Outside stimuli, rather than internal clock, seem to assist in judging passage of time, study suggests

FRIDAY, Jan. 21, 2011 (HealthDay News) -- A person's perception of time may be influenced more by sensory information than by a specific internal clock, suggests a new study.

And that means that outside stimuli can bias a person's sense of how much time has passed, researchers say.

"There are many proposals for how an internal clock might work, but no one has found a single part of the brain that keeps track of time. It may be that there is no such place, that our perception of time is distributed across the brain and makes use of whatever information is available," Maneesh Sahani, of the Gatsby Computational Neuroscience Unit at University College London in the United Kingdom, said in a university news release.

Sahani and colleagues conducted a series of experiments with volunteers to test this theory. In one such test, 20 participants watched circles of light appear on a screen twice in a row, and were asked which one lasted longer. When the circles were flashed along with a mottled pattern that changed at random, but at a regular interval, the participants made better guesses -- which indicated that they were judging the passing of time against the rate in which the mottled pattern changed.

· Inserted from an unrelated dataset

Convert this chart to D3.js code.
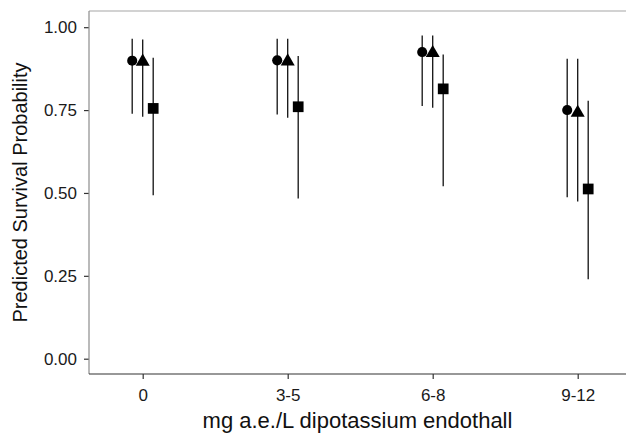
<!DOCTYPE html>
<html lang="en">
<head>
  <meta charset="UTF-8">
  <title>Predicted Survival Probability</title>
  <script src="https://d3js.org/d3.v7.min.js"></script>
  <style>
    body { margin: 0; background: #fff; }
    text { font-family: "Liberation Sans", Arial, sans-serif; }
  </style>
</head>
<body>
  <svg width="626" height="433"></svg>

  <script>
    // dose groups on the x axis
    const doses = ["0", "3-5", "6-8", "9-12"];
    // three series, drawn as circle / triangle / square
    const series = ["circle", "triangle", "square"];

    // predicted survival probability (point estimates)
    const circleFit   = [0.899, 0.900, 0.925, 0.750];
    const triangleFit = [0.899, 0.900, 0.925, 0.745];
    const squareFit   = [0.755, 0.760, 0.814, 0.512];

    // lower / upper interval bounds
    const circleLow   = [0.739, 0.737, 0.762, 0.487];
    const circleHigh  = [0.965, 0.965, 0.975, 0.905];
    const triangleLow = [0.730, 0.727, 0.757, 0.474];
    const triangleHigh= [0.963, 0.965, 0.975, 0.905];
    const squareLow   = [0.493, 0.483, 0.520, 0.240];
    const squareHigh  = [0.908, 0.913, 0.918, 0.778];

    const yTicks = [0, 0.25, 0.5, 0.75, 1];

    const fits = [circleFit, triangleFit, squareFit];
    const lows = [circleLow, triangleLow, squareLow];
    const highs = [circleHigh, triangleHigh, squareHigh];

    const rows = [];
    series.forEach((s, si) => {
      doses.forEach((d, di) => {
        rows.push({ shape: s, dose: d, fit: fits[si][di], low: lows[si][di], high: highs[si][di] });
      });
    });

    const svg = d3.select("svg");
    const panel = { left: 89, right: 626, top: 11, bottom: 374 };

    const x = d3.scalePoint().domain(doses).range([142.7, 577.7]);
    const dodge = d3.scalePoint().domain(series).range([-10.5, 10.5]);
    const y = d3.scaleLinear().domain([0, 1]).range([358.7, 27.2]);

    // panel top border (light)
    svg.append("line")
      .attr("x1", panel.left).attr("x2", panel.right)
      .attr("y1", panel.top).attr("y2", panel.top)
      .attr("stroke", "#a6a6a6").attr("stroke-width", 1.2);

    // y axis
    const yAxis = svg.append("g")
      .attr("transform", `translate(${panel.left},0)`)
      .call(d3.axisLeft(y).tickValues(yTicks).tickFormat(d3.format(".2f")).tickSize(5).tickPadding(7));
    yAxis.select(".domain").remove();
    yAxis.append("line")
      .attr("x1", 0).attr("x2", 0).attr("y1", panel.top).attr("y2", panel.bottom)
      .attr("stroke", "#8c8c8c").attr("stroke-width", 1.2);
    yAxis.selectAll(".tick line").attr("stroke", "#333").attr("stroke-width", 1.2);
    yAxis.selectAll(".tick text").attr("fill", "#1a1a1a").style("font-size", "17px");

    // x axis
    const xAxis = svg.append("g")
      .attr("transform", `translate(0,${panel.bottom})`)
      .call(d3.axisBottom(x).tickSize(5).tickPadding(10));
    xAxis.select(".domain").remove();
    xAxis.append("line")
      .attr("x1", panel.left).attr("x2", panel.right).attr("y1", 0).attr("y2", 0)
      .attr("stroke", "#333").attr("stroke-width", 1.2);
    xAxis.selectAll(".tick line").attr("stroke", "#333").attr("stroke-width", 1.2);
    xAxis.selectAll(".tick text").attr("fill", "#1a1a1a").style("font-size", "17px");

    // axis titles
    svg.append("text")
      .attr("x", (panel.left + panel.right) / 2)
      .attr("y", 428)
      .attr("text-anchor", "middle")
      .style("font-size", "22px")
      .attr("fill", "#111")
      .text("mg a.e./L dipotassium endothall");

    svg.append("text")
      .attr("transform", `translate(27,${(panel.top + panel.bottom) / 2}) rotate(-90)`)
      .attr("text-anchor", "middle")
      .style("font-size", "20px")
      .attr("fill", "#111")
      .text("Predicted Survival Probability");

    const px = d => x(d.dose) + dodge(d.shape);

    // interval lines
    svg.append("g").selectAll("line")
      .data(rows)
      .join("line")
      .attr("x1", px).attr("x2", px)
      .attr("y1", d => y(d.high)).attr("y2", d => y(d.low))
      .attr("stroke", "#111").attr("stroke-width", 1.3);

    // point markers
    const symbolType = { circle: d3.symbolCircle, triangle: d3.symbolTriangle, square: d3.symbolSquare };
    const symbolSize = { circle: 80, triangle: 85, square: 115 };
    svg.append("g").selectAll("path")
      .data(rows)
      .join("path")
      .attr("transform", d => `translate(${px(d)},${y(d.fit) + (d.shape === "triangle" ? 1 : 0)})`)
      .attr("d", d => d3.symbol(symbolType[d.shape], symbolSize[d.shape])())
      .attr("fill", "#000");
  </script>
</body>
</html>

Then the scientists changed the rules: They asked the participants to determine how long the mottled patterns lasted, but varied the rate of the intervals between pattern changes. Although the patterns changed faster, the volunteers judged them to be lasting longer -- a phenomenon suggesting that sensory change can warp a person's sense of time.

The researchers concluded that people's sense of time comes partly from observing the rate of change in their surroundings and comparing it to the expected "average" rate of change in their sensory inputs.

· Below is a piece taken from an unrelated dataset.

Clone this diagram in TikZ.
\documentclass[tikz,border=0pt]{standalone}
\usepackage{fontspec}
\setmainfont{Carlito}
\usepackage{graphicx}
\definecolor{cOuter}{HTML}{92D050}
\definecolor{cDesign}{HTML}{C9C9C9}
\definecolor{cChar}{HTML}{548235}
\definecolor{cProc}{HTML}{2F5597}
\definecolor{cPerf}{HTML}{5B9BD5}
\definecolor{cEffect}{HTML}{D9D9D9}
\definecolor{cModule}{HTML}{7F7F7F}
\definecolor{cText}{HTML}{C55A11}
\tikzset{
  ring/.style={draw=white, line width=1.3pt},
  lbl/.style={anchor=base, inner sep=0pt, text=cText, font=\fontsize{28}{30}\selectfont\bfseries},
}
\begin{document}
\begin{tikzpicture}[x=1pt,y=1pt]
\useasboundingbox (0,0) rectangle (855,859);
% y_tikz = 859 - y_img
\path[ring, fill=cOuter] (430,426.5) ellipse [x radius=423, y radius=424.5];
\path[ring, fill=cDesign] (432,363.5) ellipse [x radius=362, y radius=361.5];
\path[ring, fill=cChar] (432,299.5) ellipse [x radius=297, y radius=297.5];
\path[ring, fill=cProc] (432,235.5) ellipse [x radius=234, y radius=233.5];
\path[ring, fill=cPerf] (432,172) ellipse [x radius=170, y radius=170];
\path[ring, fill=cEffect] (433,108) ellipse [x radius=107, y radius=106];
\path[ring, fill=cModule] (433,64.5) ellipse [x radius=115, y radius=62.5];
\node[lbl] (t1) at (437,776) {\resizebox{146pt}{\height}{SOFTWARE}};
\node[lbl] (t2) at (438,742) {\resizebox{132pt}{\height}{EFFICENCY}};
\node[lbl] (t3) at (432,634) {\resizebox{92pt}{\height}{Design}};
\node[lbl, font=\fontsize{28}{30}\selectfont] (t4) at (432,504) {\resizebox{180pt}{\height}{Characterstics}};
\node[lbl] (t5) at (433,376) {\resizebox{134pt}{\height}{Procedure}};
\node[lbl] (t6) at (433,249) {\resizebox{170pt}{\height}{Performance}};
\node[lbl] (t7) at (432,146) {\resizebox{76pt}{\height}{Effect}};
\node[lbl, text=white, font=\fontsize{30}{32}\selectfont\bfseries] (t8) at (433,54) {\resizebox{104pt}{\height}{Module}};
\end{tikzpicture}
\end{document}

"Our sense of time is affected by outside stimuli, and is therefore highly [variable], which is something that resonates with people's feelings about the passing of time," Sahani said.

Study first author Misha Ahrens added: "It is possible to bias people's perception of time, which does not fit with the idea of a rigid internal brain clock. The answer to why this happens is that part of our perception of time is based on changing sensory input from the outside world, which we can use to improve our judgments of time in an environment where rate of change is likely to be reliable."

The study was published in the Jan. 20 online edition of the journal Current Biology.